Botswana
December 13, 1985
Botswana. Private meeting place designed and run by artists to meet, discuss ideas, and share work. Short exhibitions and performance by local artists are scheduled by the organizers.
When the alternative Washington exhibition space and lounge called The Tentacle Room run by artist and WPA preparatory Mike McCall (also known as Captain Squid) moved to the west coast, other DC-area artists felt the gap. They filled it with Botswana, a gallery/meeting place/bar to which WPA dedicated space in its galleries at 400 7th Street. The name derived from a label on a scarf worn by Lynn McCary, WPA’s associate director of programs: “made in Botswana,” it read. The choice was appropriate, since, as artist Alan Stone who had just returned from Africa pointed out, the nation of Botswana was a refuge for those fleeing oppression from neighboring South Africa, much as the artists of the Botswana gallery were free from traditional curatorial limitations. Furthermore, as others noted, the nation of Botswana was landlocked, much as Botswana was enclosed within the WPA building and in a sense by the organization itself.

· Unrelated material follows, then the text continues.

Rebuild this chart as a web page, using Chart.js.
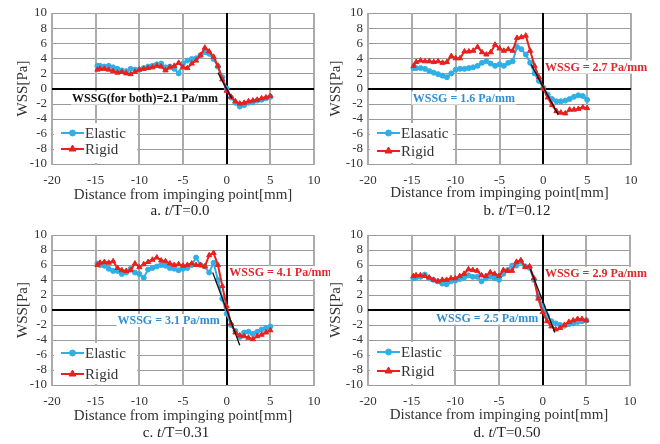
<!DOCTYPE html>
<html><head><meta charset="utf-8">
<script src="https://cdn.jsdelivr.net/npm/chart.js@4/dist/chart.umd.min.js"></script>
<style>
html,body{margin:0;padding:0;background:#fff;width:660px;height:444px;overflow:hidden;position:relative;}
canvas{position:absolute;}
.cap{position:absolute;font-family:'Liberation Serif','Times New Roman',serif;font-size:15px;color:#222;transform:translate(-50%,-50%);white-space:nowrap;}
</style></head><body>
<canvas id="ca" width="330" height="222" style="left:0;top:0"></canvas>
<canvas id="cb" width="338" height="222" style="left:322px;top:0"></canvas>
<canvas id="cc" width="330" height="222" style="left:0;top:222px"></canvas>
<canvas id="cd" width="338" height="222" style="left:322px;top:222px"></canvas>
<div class="cap" style="left:180px;top:210px">a. <i>t</i>/T=0.0</div>
<div class="cap" style="left:517px;top:210px">b. <i>t</i>/T=0.12</div>
<div class="cap" style="left:176px;top:432px">c. <i>t</i>/T=0.31</div>
<div class="cap" style="left:507px;top:432px">d. <i>t</i>/T=0.50</div>
<script>
// ---- data ----
const xs = [-14.8,-14.5,-14,-13.5,-13,-12.5,-12,-11.5,-11,-10.5,-10,-9.5,-9,-8.5,-8,-7.5,-7,-6.5,-6,-5.5,-5,-4.5,-4,-3.5,-3,-2.5,-2,-1.5,-1,-0.5,0,0.5,1,1.5,2,2.5,3,3.5,4,4.5,5];

const elasticA = [3.0,3.0,2.9,3.0,2.8,2.6,2.4,2.3,2.6,2.5,2.5,2.7,2.9,3.0,3.2,3.3,2.8,2.9,2.6,2.0,3.3,3.7,3.9,4.0,4.4,4.8,4.6,3.9,2.9,1.5,0.0,-1.2,-1.9,-2.4,-2.2,-1.9,-1.8,-1.6,-1.5,-1.3,-1.1];
const rigidA   = [2.5,2.6,2.6,2.5,2.3,2.1,2.2,2.0,1.9,2.2,2.5,2.6,2.7,2.8,3.0,2.9,2.4,2.8,3.0,3.4,2.8,2.7,3.3,3.7,4.4,5.4,4.9,4.2,3.0,1.2,-0.3,-1.1,-1.7,-2.0,-1.9,-1.7,-1.6,-1.5,-1.3,-1.2,-1.0];

const elasticB = [2.7,2.7,2.7,2.6,2.3,2.1,1.9,1.7,1.5,2.0,2.5,2.6,2.6,2.7,2.8,3.0,3.4,3.6,3.3,3.0,3.2,3.0,3.4,3.6,5.5,5.2,4.5,3.4,2.0,1.0,0.1,-0.8,-1.4,-1.7,-1.7,-1.6,-1.4,-1.1,-0.9,-1.0,-1.5];
const rigidB   = [3.0,3.5,3.7,3.6,3.6,3.5,3.6,3.4,3.5,4.3,4.0,4.0,4.9,4.9,5.0,5.5,4.8,4.5,4.8,5.8,5.3,5.0,5.2,5.0,6.7,6.8,7.0,5.0,3.0,1.5,0.0,-1.2,-2.2,-3.0,-3.2,-3.3,-2.8,-2.8,-2.7,-2.5,-2.6];

const elasticC = [6.2,6.0,5.9,5.5,5.2,5.2,4.8,5.0,5.5,5.0,4.8,4.3,5.4,5.6,5.8,6.0,5.9,5.6,5.5,5.3,5.5,5.6,6.0,7.0,6.0,5.8,5.0,6.3,4.0,1.5,-0.5,-2.0,-2.8,-3.6,-3.0,-2.9,-3.2,-2.9,-2.6,-2.4,-2.2];
const rigidC   = [6.0,6.3,6.4,6.3,6.5,5.6,5.3,5.2,5.3,6.2,5.7,6.1,6.4,6.7,7.0,6.6,6.5,6.2,6.0,6.1,5.9,6.0,6.2,6.0,6.0,5.8,7.3,7.6,6.0,3.2,0.5,-1.8,-3.0,-3.4,-3.5,-3.7,-3.9,-3.5,-3.3,-3.0,-2.7];

const elasticD = [4.2,4.3,4.4,4.7,4.2,4.0,3.8,3.5,3.4,3.8,3.9,4.1,4.3,4.6,4.4,4.4,3.8,4.2,4.4,4.2,4.0,4.8,5.3,5.9,5.9,6.4,5.8,5.6,4.0,1.8,0.5,-0.8,-1.5,-1.8,-2.0,-2.1,-1.9,-1.8,-1.6,-1.5,-1.4];
const rigidD   = [4.5,4.6,4.6,4.5,4.3,4.0,3.8,4.0,4.0,4.2,4.2,4.5,4.8,5.4,5.3,5.2,4.6,4.5,5.0,4.8,4.5,5.3,5.2,5.2,6.4,6.6,5.7,5.8,4.2,1.5,-0.3,-1.5,-2.2,-2.6,-2.4,-2.0,-1.6,-1.4,-1.2,-1.2,-1.4];

// gradient (fit) lines near the impinging point
const fitAx = [-1.0, 0.6],  fitAy = [2.1, -1.3];
const fitBx = [-1.4, 1.7],  fitBy = [3.2, -3.5];
const fitCx = [-1.6, 1.5],  fitCy = [5.0, -4.7];
const fitDx = [-1.4, 1.4],  fitDy = [5.4, -3.0];

const xTicks = [-20,-15,-10,-5,0,5,10];
const yTicks = [-10,-8,-6,-4,-2,0,2,4,6,8,10];
const xTitle = 'Distance from impinging point[mm]';
const yTitle = 'WSS[Pa]';
const legendA = ['Elastic','Rigid'];
const legendB = ['Elasatic','Rigid'];

// ---- styling ----
const FONT = "'Liberation Serif','Times New Roman',serif";
const BLUE = '#2eb0e6', RED = '#e8211f';
const TXT_BLUE = '#2f8fd2', TXT_RED = '#e2262b';
const GRID = '#9a9a9a', GRID_V = '#ababab';

function pts(x, y){ return x.map((v,i)=>({x:v, y:y[i]})); }

// grid drawn from the library's own scale ticks
const gridPlugin = {
  id:'gridLines',
  beforeDatasetsDraw(chart){
    const {ctx, chartArea:ca, scales:{x, y}} = chart;
    ctx.save();
    ctx.fillStyle = GRID;
    yTicks.forEach(v=>{ if (v !== 0){ const py = Math.round(y.getPixelForValue(v)); ctx.fillRect(ca.left, py, ca.right-ca.left+1, 1); } });
    ctx.fillStyle = GRID_V;
    xTicks.forEach(v=>{ if (v !== 0){ const px = Math.round(x.getPixelForValue(v)); ctx.fillRect(px-1, ca.top, 2, ca.bottom-ca.top+1); } });
    ctx.fillStyle = '#000';
    const x0 = Math.round(x.getPixelForValue(0)), y0 = Math.round(y.getPixelForValue(0));
    ctx.fillRect(x0-1, ca.top, 2, ca.bottom-ca.top);
    ctx.fillRect(ca.left, y0-1, ca.right-ca.left, 2);
    ctx.restore();
  }
};

const decor = {
  id:'decor',
  afterDatasetsDraw(chart, args, o){
    const {ctx, chartArea:ca, scales} = chart;
    ctx.save();
    // legend box
    ctx.fillStyle = '#fff';
    ctx.fillRect(ca.left+2, o.legRows[0]-10, 83, ca.bottom - (o.legRows[0]-10) - 1);
    const items = [{c:BLUE, s:'circle', r:3}, {c:RED, s:'triangle', r:4}];
    items.forEach((it,i)=>{
      const y = o.legRows[i];
      ctx.strokeStyle = it.c; ctx.lineWidth = 2;
      ctx.beginPath(); ctx.moveTo(ca.left+9, y); ctx.lineTo(ca.left+32, y); ctx.stroke();
      ctx.fillStyle = it.c; ctx.strokeStyle = it.c; ctx.lineWidth = 1;
      Chart.helpers.drawPoint(ctx, {pointStyle:it.s, radius:it.r, rotation:0, borderWidth:1}, ca.left+20.5, y);
      ctx.fillStyle = '#333';
      ctx.font = '15px ' + FONT;
      ctx.textBaseline = 'middle'; ctx.textAlign = 'left';
      ctx.fillText(o.names[i], ca.left+33, y+1);
    });
    // annotations
    ctx.font = 'bold 12px ' + FONT;
    o.notes.forEach(n=>{
      const x = scales.x.getPixelForValue(n.x), y = scales.y.getPixelForValue(n.y);
      const w = ctx.measureText(n.t).width;
      ctx.fillStyle = '#fff';
      ctx.fillRect(x-1, y-6, w+2, 13);
      ctx.fillStyle = n.c;
      ctx.textBaseline = 'middle'; ctx.textAlign = 'left';
      ctx.fillText(n.t, x, y+1);
    });
    ctx.restore();
  }
};

function make(id, el, ri, fx, fy, names, notes, p){
  return new Chart(document.getElementById(id), {
    type:'line',
    data:{datasets:[
      {data:pts(fx,fy), borderColor:'#111', borderWidth:1.3, pointRadius:0, fill:false},
      {data:pts(xs,ri), borderColor:RED, backgroundColor:RED, borderWidth:2, pointStyle:'triangle', pointRadius:3, pointBorderWidth:1, fill:false},
      {data:pts(xs,el), borderColor:BLUE, backgroundColor:BLUE, borderWidth:2, pointStyle:'circle', pointRadius:2.5, pointBorderWidth:1, fill:false}
    ]},
    options:{
      responsive:false, animation:false, parsing:false,
      layout:{padding:{left:p.padL, right:p.padR, top:p.padT, bottom:p.padB}},
      plugins:{legend:{display:false}, tooltip:{enabled:false}, decor:{legRows:p.legRows, names:names, notes:notes}},
      scales:{
        x:{type:'linear', min:xTicks[0], max:xTicks[xTicks.length-1],
           ticks:{stepSize:xTicks[1]-xTicks[0], padding:9, font:{family:FONT, size:13}, color:'#333', maxRotation:0, autoSkip:false},
           grid:{drawOnChartArea:false, drawTicks:false, display:true, color:'rgba(0,0,0,0)'},
           border:{display:false},
           title:{display:true, text:xTitle, font:{family:FONT, size:15}, color:'#333', padding:0},
           afterFit: s => { s.height = p.xH; }},
        y:{type:'linear', min:yTicks[0], max:yTicks[yTicks.length-1],
           ticks:{stepSize:yTicks[1]-yTicks[0], padding:5, font:{family:FONT, size:13}, color:'#333', autoSkip:false},
           grid:{drawOnChartArea:false, drawTicks:false, display:true, color:'rgba(0,0,0,0)'},
           border:{display:false},
           title:{display:true, text:yTitle, font:{family:FONT, size:15}, color:'#333', padding:0},
           afterFit: s => { s.width = p.yW; }}
      }
    },
    plugins:[gridPlugin, decor]
  });
}

make('ca', elasticA, rigidA, fitAx, fitAy, legendA,
  [{t:'WSSG(for both)=2.1 Pa/mm', x:-17.7, y:-1.2, c:'#111'}],
  {padL:14, padR:16, padT:13, padB:18, yW:38, xH:40, legRows:[133,149]});
make('cb', elasticB, rigidB, fitBx, fitBy, legendB,
  [{t:'WSSG = 2.7 Pa/mm', x:0.2, y:2.9, c:TXT_RED},{t:'WSSG = 1.6 Pa/mm', x:-14.9, y:-1.2, c:TXT_BLUE}],
  {padL:5, padR:29, padT:13, padB:20, yW:41, xH:38, legRows:[133,151]});
make('cc', elasticC, rigidC, fitCx, fitCy, legendA,
  [{t:'WSSG = 4.1 Pa/mm', x:0.3, y:5.05, c:TXT_RED},{t:'WSSG = 3.1 Pa/mm', x:-12.5, y:-1.33, c:TXT_BLUE}],
  {padL:14, padR:16, padT:13, padB:19, yW:38, xH:40, legRows:[131,152]});
make('cd', elasticD, rigidD, fitDx, fitDy, legendA,
  [{t:'WSSG = 2.9 Pa/mm', x:0.26, y:4.92, c:TXT_RED},{t:'WSSG = 2.5 Pa/mm', x:-12.2, y:-1.02, c:TXT_BLUE}],
  {padL:5, padR:30, padT:12, padB:20, yW:41, xH:39, legRows:[130,149]});
</script>
</body></html>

The original core group of artists – including Tom Ashcraft, Dave Brown, Suzanne Codi, Sal Fiorito, Evan Hughes, Charles Sleichter, and Peter Winant – transformed Botswana’s space with a few hundred dollars donated by Peter Carley, who owned a successful plumbing supply business in the area. The group repaired drywall, closed off a stairway for seating, and installed a revolving darkroom door at the entrance. Hughes and another DC artist, Mark Clark, built the soon-to-be famous central feature, the “radar bar,” from a salvaged radar dish. The opening exhibition in December of 1985 was a “trade show,” for which each participating artist – 250 in all – brought one work or found object to swap with another artist. A series of innovative exhibitions and performances quickly followed. Shows were selected by application rather than by résumé: “We didn’t want pedigrees,” Sleichter commented in 2010, “just interesting ideas.” As an artist-driven space, Botswana’s shows were loosely curated by the artists themselves. Each exhibition lasted only a week or so. The only rule, according to McCary, who managed Botswana along with DC artist Paula Schumann, was that artists leave the space as they found it.
The bar was open two nights a week to Botswana members only, who paid a $5 annual membership fee; Sleichter designed and printed membership cards using a 128K Macintosh computer. Drinks were $1. The bar was staffed by volunteers, who lugged the beer, wine, sodas, and ice up three flights of stairs to the space. Proceeds covered the cost of drinks, maintenance, a stereo system, and a cassette player. Live music was occasionally featured. Botswana’s innovative spirit and ensuing camaraderie attracted visiting artists and curators such as Howard Finster; musicians such as Meredith Monk and John Langford from the Punk band The Mekons, who performed at the 9:30 Club, occasionally stopped by.
In mid-1987, WPA and Botswana relocated temporarily from the Jenifer Building to the former Kresge five-and-dime just up 7th Street while the former space was under renovation. When WPA moved back to the galleries, there was no space for Botswana and it was dissolved. Many of its founders went on to launch a new alternative space, the District of Columbia Arts Center in the Adams Morgan neighborhood.